私と祖父は神隠しに遭っていた!?
これは、山で体験した不可解な出来事の話。
私の祖父は、近くの山にわらびを採りに行くのを日課にしていた。
私も小さい頃は祖父と一緒に行ったりしていた。
事が起きた中学1年の夏休みも、祖父と一緒に山へ行った。
その山には、昔から『神隠しがある』という言い伝えがあった。
そんな山に入るのは、当時の私にとっては怖いよりもワクワクするものだった。
丸一日が経っていた
その日、祖父といつものように奥へ奥へとわらびを求めて入って行った。(といっても、年に2回くらいしか私は行かなかったが)
祖父は慣れた様子でぐんぐん奥に入って行った。
私はだんだん怖くなってきた。
去年はこんなに奥へ行っただろうか?
私は祖父に「まだ奥に行くの?」と尋ねたら、祖父は「大丈夫」とだけ言った。
元々無口な祖父だけど、それでもその時はなんだかいつもより素っ気ない気がした。
私は少し不安になりながらも、祖父に付いて行った。
けれど、いくら歩いても祖父は止まることがなかった。
私もだんだん疲れてきて、祖父から離れそうになったり慌てて追いかけたりと、疲れては離れてを繰り返していた。

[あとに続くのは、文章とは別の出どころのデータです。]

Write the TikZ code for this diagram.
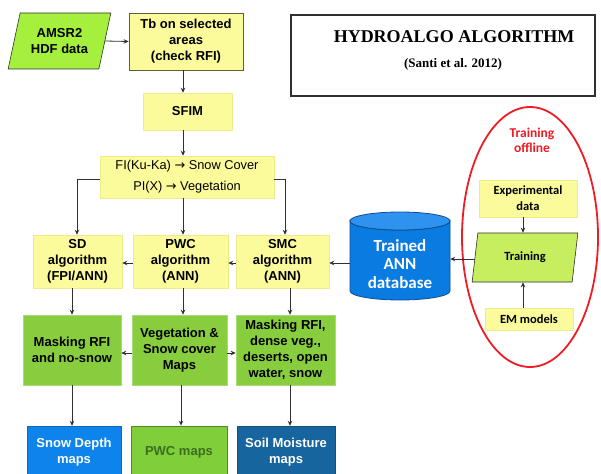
\documentclass[tikz,border=0pt]{standalone}
\usepackage{fontspec}
\setmainfont{Liberation Sans}
\newfontfamily\serifb{Liberation Serif}
\newfontfamily\carl{Carlito}
\newfontfamily\djv{DejaVu Sans}
\usetikzlibrary{arrows.meta,calc,shapes.geometric}
\definecolor{yel}{HTML}{FBFB9C}
\definecolor{ybd}{HTML}{5E5E3A}
\definecolor{yfaint}{HTML}{ECEC8C}
\definecolor{grn}{HTML}{88CD3E}
\definecolor{grnd}{HTML}{A9DA78}
\definecolor{lime}{HTML}{A4F03C}
\definecolor{limet}{HTML}{C6EE5E}
\definecolor{sdblue}{HTML}{0D84EC}
\definecolor{smblue}{HTML}{17659F}
\definecolor{pwcg}{HTML}{80CE3A}
\definecolor{pwct}{HTML}{3B6E1E}
\definecolor{cylb}{HTML}{0A7BE0}
\definecolor{cylt}{HTML}{2E92EE}
\definecolor{cyld}{HTML}{0D4E94}
\definecolor{arrc}{HTML}{303030}
\definecolor{offred}{HTML}{EE1C24}
\pgfdeclarelayer{bg}
\pgfsetlayers{bg,main}
\begin{document}
\begin{tikzpicture}[x=1pt,y=-1pt,
  box/.style={rectangle, inner sep=0pt, align=center, font=\bfseries\fontsize{13}{16}\selectfont},
  ybox/.style={box, fill=yel, draw=yfaint, line width=0.5pt},
  gbox/.style={box, fill=grn, draw=grnd, line width=0.6pt},
  cbox/.style={box, fill=yel, draw=yfaint, font=\carl\bfseries\fontsize{12.5}{16}\selectfont},
  para/.style={trapezium, trapezium stretches=true, inner sep=0pt, align=center, draw=arrc, line width=0.6pt},
  arr/.style={draw=arrc, line width=0.8pt, -{Stealth[length=5pt,width=4.5pt]}},
  ]
\clip (0,0) rectangle (601,473);
\begin{pgfonlayer}{bg}
\fill[white] (0,0) rectangle (601,473);
\end{pgfonlayer}

% title
\node[draw=arrc, line width=1.3pt, minimum width=304pt, minimum height=81pt, inner sep=0pt] (title) at (443,55.5) {};
\node[font=\serifb\bfseries\fontsize{18}{20}\selectfont] (tt) at (454,37) {HYDROALGO ALGORITHM};
\node[font=\serifb\bfseries\fontsize{13}{15}\selectfont] (st) at (453,64) {(Santi et al. 2012)};

% top chain
\node[para, fill=lime, trapezium left angle=71, trapezium right angle=109, minimum width=103pt, minimum height=56pt, font=\bfseries\fontsize{13}{16}\selectfont] (amsr) at (59.5,41) {AMSR2\\HDF data};
\node[ybox, draw=ybd, line width=0.8pt, minimum width=114pt, minimum height=57pt] (tb) at (186,41.5) {Tb on selected\\areas\\(check RFI)};
\node[ybox, minimum width=89pt, minimum height=37pt] (sfim) at (187.5,111.5) {SFIM};
\node[ybox, minimum width=174pt, minimum height=42pt, font=\fontsize{12.8}{21}\selectfont] (fi) at (187,177) {FI(Ku-Ka) {\djv →} Snow Cover\\PI(X) {\djv →} Vegetation};

% algorithms
\node[ybox, minimum width=89pt, minimum height=53pt] (sd) at (77.5,261.5) {SD\\algorithm\\(FPI/ANN)};
\node[ybox, minimum width=95pt, minimum height=53pt] (pwc) at (180.5,261.5) {PWC\\algorithm\\(ANN)};
\node[ybox, minimum width=93pt, minimum height=53pt] (smc) at (282.5,261.5) {SMC\\algorithm\\(ANN)};

% green masks
\node[gbox, minimum width=98pt, minimum height=70pt] (mrfi) at (72,350) {Masking RFI\\and no-snow};
\node[gbox, minimum width=95pt, minimum height=70pt] (veg) at (179.5,350) {Vegetation \&\\Snow cover\\Maps};
\node[gbox, minimum width=99pt, minimum height=70pt] (mden) at (285.5,350) {Masking RFI,\\dense veg.,\\deserts, open\\water, snow};

% outputs
\node[box, fill=sdblue, draw=sdblue!80!black, text=white, minimum width=94pt, minimum height=52pt] (sdm) at (74,452) {Snow Depth\\maps};
\node[box, fill=pwcg, draw=pwct!70!pwcg, line width=0.8pt, text=pwct, minimum width=96pt, minimum height=52pt] (pwcm) at (179,452) {PWC maps};
\node[box, fill=smblue, draw=smblue!80!black, text=white, minimum width=98pt, minimum height=52pt] (smm) at (286,452) {Soil Moisture\\maps};

% database cylinder
\node[inner sep=0pt, minimum width=100pt, minimum height=88pt, align=center, text=white, font=\carl\bfseries\fontsize{17}{18.5}\selectfont] (db) at (400,264) {Trained\\ANN\\database};
\begin{pgfonlayer}{bg}
\filldraw[fill=cylb, draw=cyld, line width=0.8pt] (350,221) -- (350,291) arc[start angle=180, end angle=0, x radius=50, y radius=9] -- (450,221) arc[start angle=0, end angle=180, x radius=50, y radius=9] -- cycle;
\filldraw[fill=cylt, draw=cyld, line width=0.8pt] (400,221) ellipse[x radius=50, y radius=9];
\end{pgfonlayer}

% training offline
\draw[offred, line width=1.8pt] (530,237) ellipse[x radius=68, y radius=130];
\node[text=offred, align=center, font=\carl\bfseries\fontsize{13.5}{15}\selectfont] (toff) at (532,140) {Training\\offline};
\node[cbox, minimum width=98pt, minimum height=37pt] (exp) at (528,198.5) {Experimental\\data};
\node[para, fill=limet, trapezium left angle=77, trapezium right angle=103, minimum width=106pt, minimum height=49pt, font=\carl\bfseries\fontsize{12.5}{15}\selectfont] (train) at (525,257.5) {Training};
\node[cbox, minimum width=88pt, minimum height=22pt] (em) at (529,319) {EM models};

% connectors
\coordinate (xa) at (183,0);
\coordinate (xm) at (181,0);
\coordinate (xl) at (72,0);
\coordinate (xl2) at (77,0);
\coordinate (xr) at (285,0);
\coordinate (xr2) at (290,0);
\coordinate (xt) at (523,0);
\coordinate (fy) at (0,179);
\coordinate (ay) at (0,263);
\coordinate (gy) at (0,353);
\coordinate (ty) at (0,259);

\draw[arr] (amsr.east) -- (tb.west);
\draw[arr] (tb.south -| xa) -- (sfim.north -| xa);
\draw[arr] (sfim.south -| xa) -- (fi.north -| xa);
\draw[arr] (fi.south -| xa) -- (pwc.north -| xa);
\draw[arr] (fi.west |- fy) -| (sd.north -| xl2);
\draw[arr] (fi.east |- fy) -| (smc.north -| xr);
\draw[arr] (pwc.west |- ay) -- (sd.east |- ay);
\draw[arr] (smc.west |- ay) -- (pwc.east |- ay);
\draw[arr] (db.west |- ay) -- (smc.east |- ay);
\draw[arr] (train.west |- ty) -- (db.east |- ty);
\draw[arr] (exp.south -| xt) -- (train.north -| xt);
\draw[arr] (em.north -| xt) -- (train.south -| xt);

\draw[arr] (sd.south -| xl) -- (mrfi.north -| xl);
\draw[arr] (pwc.south -| xa) -- (veg.north -| xa);
\draw[arr] (smc.south -| xr2) -- (mden.north -| xr2);
\draw[arr] (veg.west |- gy) -- (mrfi.east |- gy);
\draw[arr] (veg.east |- gy) -- (mden.west |- gy);

\draw[arr] (mrfi.south -| xl) -- (sdm.north -| xl);
\draw[arr] (veg.south -| xm) -- (pwcm.north -| xm);
\draw[arr] (mden.south -| xr2) -- (smm.north -| xr2);
\end{tikzpicture}
\end{document}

ただ、とにかく祖父から逸(はぐ)れないことで必死だった。
気が付くと、祖父も私も崖の上に立っていた。
祖父は崖に近づいていく。
私はハッとなって、必死で祖父を止めようとした。
けれど、祖父は考えられないくらい強い力で私を振り払おうとした。(祖父は小柄な方で力はあまり強くない)
私はとっさに持っていた水筒の冷たいお茶を、祖父に頭から思いっきりかけた。
そうしたら、祖父はハッとしたような顔で私を見た。
祖父はなぜそこにいるのか分からない様子で、初めて来た所だとも言った。
正気に戻った祖父と共に辺りを歩き回って、なんとか祖父が知っている場所まで行くことが出来た。
私たちはそのままわらびは採らずに祖父の家に帰った。
そしたら、母にかなりの剣幕で怒られて、その後すごく泣かれた。
なぜなら、私たちが山に入ってから丸一日が経っていたからだ。
けれど、私も祖父もせいぜい数時間程度だと思っていたから、それを聞いてすごく驚いた。
母は私たちがいなくなっている間、近所の人と共に、山とその周辺を探し回っていた。
だけど、どこにも見当たらなくて警察に連絡しようとしていたところに、私と祖父が帰って来たという。
山の言い伝えが本当だとしたら、私と祖父は神隠しに遭っていたのかもしれない。